Work to do –
Leave out all pictures. Return exactly the lines from the top of the material through the line containing "// Open circuit potential vs time".
------------------------------------------------------------------------
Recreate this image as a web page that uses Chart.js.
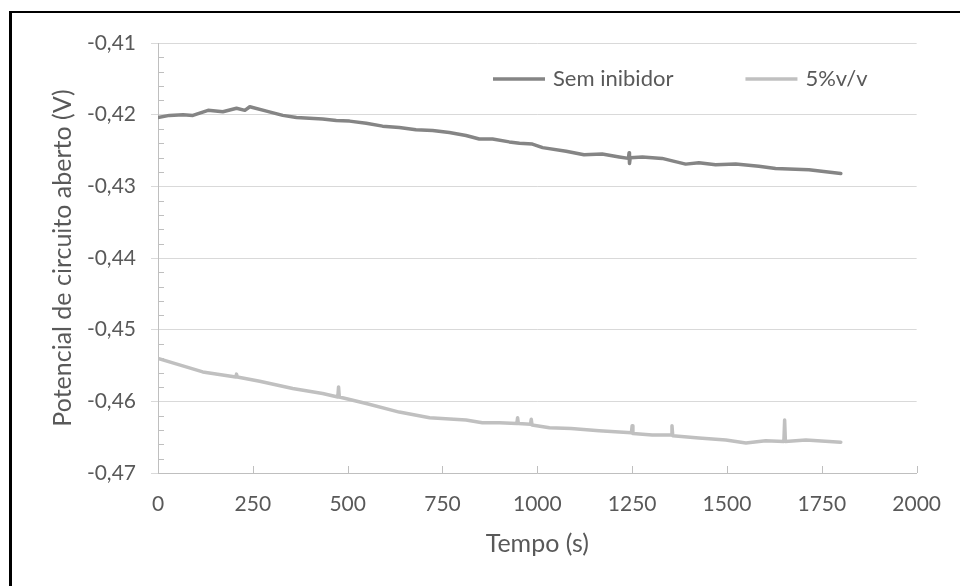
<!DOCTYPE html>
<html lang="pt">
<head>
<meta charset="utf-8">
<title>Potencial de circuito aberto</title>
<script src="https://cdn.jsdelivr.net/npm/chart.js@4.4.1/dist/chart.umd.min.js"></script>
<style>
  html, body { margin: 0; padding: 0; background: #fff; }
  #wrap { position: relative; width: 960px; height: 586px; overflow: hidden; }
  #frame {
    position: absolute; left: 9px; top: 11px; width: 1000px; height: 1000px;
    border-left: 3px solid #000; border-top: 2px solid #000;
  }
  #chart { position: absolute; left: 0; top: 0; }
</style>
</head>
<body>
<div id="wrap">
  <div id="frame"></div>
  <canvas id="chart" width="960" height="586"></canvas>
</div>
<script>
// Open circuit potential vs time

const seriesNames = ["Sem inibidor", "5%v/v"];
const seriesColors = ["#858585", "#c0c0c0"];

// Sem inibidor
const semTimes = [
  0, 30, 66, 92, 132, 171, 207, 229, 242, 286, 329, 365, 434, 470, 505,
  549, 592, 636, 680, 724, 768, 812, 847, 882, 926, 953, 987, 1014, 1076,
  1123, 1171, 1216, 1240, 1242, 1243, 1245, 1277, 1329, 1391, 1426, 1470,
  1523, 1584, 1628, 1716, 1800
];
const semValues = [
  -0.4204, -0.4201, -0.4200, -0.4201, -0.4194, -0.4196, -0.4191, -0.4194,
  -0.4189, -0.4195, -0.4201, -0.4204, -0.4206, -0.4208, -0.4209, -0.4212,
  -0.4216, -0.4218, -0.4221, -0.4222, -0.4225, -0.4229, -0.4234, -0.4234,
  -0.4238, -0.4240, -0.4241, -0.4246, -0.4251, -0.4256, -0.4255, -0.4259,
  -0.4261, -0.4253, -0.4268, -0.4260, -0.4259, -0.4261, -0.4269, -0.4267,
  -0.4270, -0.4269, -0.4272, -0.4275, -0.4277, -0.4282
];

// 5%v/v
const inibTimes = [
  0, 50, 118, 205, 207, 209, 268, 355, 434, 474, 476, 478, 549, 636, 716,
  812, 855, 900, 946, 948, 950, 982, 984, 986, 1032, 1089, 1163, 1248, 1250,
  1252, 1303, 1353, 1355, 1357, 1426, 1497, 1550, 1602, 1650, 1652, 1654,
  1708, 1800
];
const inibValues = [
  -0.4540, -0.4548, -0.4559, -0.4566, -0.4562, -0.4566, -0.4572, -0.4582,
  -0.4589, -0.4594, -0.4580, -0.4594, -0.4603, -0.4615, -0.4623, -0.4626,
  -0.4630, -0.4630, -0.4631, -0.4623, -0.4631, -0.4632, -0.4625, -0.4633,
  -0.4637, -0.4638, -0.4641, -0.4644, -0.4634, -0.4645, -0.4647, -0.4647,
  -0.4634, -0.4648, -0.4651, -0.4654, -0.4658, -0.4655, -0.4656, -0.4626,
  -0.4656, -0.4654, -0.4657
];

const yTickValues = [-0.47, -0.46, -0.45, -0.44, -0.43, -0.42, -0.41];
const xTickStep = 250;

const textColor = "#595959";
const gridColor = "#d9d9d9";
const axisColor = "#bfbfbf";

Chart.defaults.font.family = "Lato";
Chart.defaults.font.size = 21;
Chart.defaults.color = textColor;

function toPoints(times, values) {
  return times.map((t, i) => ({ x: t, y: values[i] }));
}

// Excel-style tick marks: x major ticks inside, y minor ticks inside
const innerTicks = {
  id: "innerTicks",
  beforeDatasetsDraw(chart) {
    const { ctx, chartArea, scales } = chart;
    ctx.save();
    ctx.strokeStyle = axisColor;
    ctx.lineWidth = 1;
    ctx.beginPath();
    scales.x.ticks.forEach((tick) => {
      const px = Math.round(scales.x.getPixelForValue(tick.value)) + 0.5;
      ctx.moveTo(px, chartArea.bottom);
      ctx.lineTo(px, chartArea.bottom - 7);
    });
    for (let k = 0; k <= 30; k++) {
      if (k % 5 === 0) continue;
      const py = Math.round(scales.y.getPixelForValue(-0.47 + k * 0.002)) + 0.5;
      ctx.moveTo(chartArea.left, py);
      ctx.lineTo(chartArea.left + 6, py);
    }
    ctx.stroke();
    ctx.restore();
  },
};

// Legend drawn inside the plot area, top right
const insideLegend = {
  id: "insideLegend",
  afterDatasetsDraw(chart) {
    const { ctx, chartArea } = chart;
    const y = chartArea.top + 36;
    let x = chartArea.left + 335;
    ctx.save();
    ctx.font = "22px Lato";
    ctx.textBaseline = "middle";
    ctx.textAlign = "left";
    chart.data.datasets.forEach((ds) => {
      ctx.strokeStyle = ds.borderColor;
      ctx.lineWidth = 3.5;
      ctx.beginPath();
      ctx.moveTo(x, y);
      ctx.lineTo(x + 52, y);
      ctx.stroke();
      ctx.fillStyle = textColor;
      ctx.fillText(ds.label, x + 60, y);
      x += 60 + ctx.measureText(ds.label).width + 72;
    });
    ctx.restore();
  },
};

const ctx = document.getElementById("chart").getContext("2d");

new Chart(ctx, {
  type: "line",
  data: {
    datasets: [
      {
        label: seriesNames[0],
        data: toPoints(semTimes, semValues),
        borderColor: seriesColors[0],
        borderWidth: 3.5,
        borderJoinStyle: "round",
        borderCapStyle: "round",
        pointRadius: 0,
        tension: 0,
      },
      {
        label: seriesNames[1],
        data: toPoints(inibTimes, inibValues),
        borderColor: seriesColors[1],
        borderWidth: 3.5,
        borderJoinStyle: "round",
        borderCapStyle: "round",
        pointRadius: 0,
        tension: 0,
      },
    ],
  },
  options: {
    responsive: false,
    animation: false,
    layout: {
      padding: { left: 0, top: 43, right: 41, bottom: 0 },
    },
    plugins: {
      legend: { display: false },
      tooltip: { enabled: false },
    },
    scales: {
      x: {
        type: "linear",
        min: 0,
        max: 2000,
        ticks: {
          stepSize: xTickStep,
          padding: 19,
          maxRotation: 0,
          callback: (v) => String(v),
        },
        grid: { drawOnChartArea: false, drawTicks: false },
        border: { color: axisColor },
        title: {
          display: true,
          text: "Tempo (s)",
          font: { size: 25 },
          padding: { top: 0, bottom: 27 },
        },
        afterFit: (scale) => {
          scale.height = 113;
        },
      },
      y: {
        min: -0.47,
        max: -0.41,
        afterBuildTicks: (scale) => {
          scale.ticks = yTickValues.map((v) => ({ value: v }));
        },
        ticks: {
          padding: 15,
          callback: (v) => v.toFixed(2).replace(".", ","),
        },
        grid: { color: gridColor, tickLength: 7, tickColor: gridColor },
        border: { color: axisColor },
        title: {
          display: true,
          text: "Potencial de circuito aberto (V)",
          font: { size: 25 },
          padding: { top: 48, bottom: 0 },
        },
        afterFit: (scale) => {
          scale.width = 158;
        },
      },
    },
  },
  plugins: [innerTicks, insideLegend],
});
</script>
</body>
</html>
------------------------------------------------------------------------
Exercise result –
Recreate this image as a web page that uses Chart.js.
<!DOCTYPE html>
<html lang="pt">
<head>
<meta charset="utf-8">
<title>Potencial de circuito aberto</title>
<script src="https://cdn.jsdelivr.net/npm/chart.js@4.4.1/dist/chart.umd.min.js"></script>
<style>
  html, body { margin: 0; padding: 0; background: #fff; }
  #wrap { position: relative; width: 960px; height: 586px; overflow: hidden; }
  #frame {
    position: absolute; left: 9px; top: 11px; width: 1000px; height: 1000px;
    border-left: 3px solid #000; border-top: 2px solid #000;
  }
  #chart { position: absolute; left: 0; top: 0; }
</style>
</head>
<body>
<div id="wrap">
  <div id="frame"></div>
  <canvas id="chart" width="960" height="586"></canvas>
</div>
<script>
// Open circuit potential vs time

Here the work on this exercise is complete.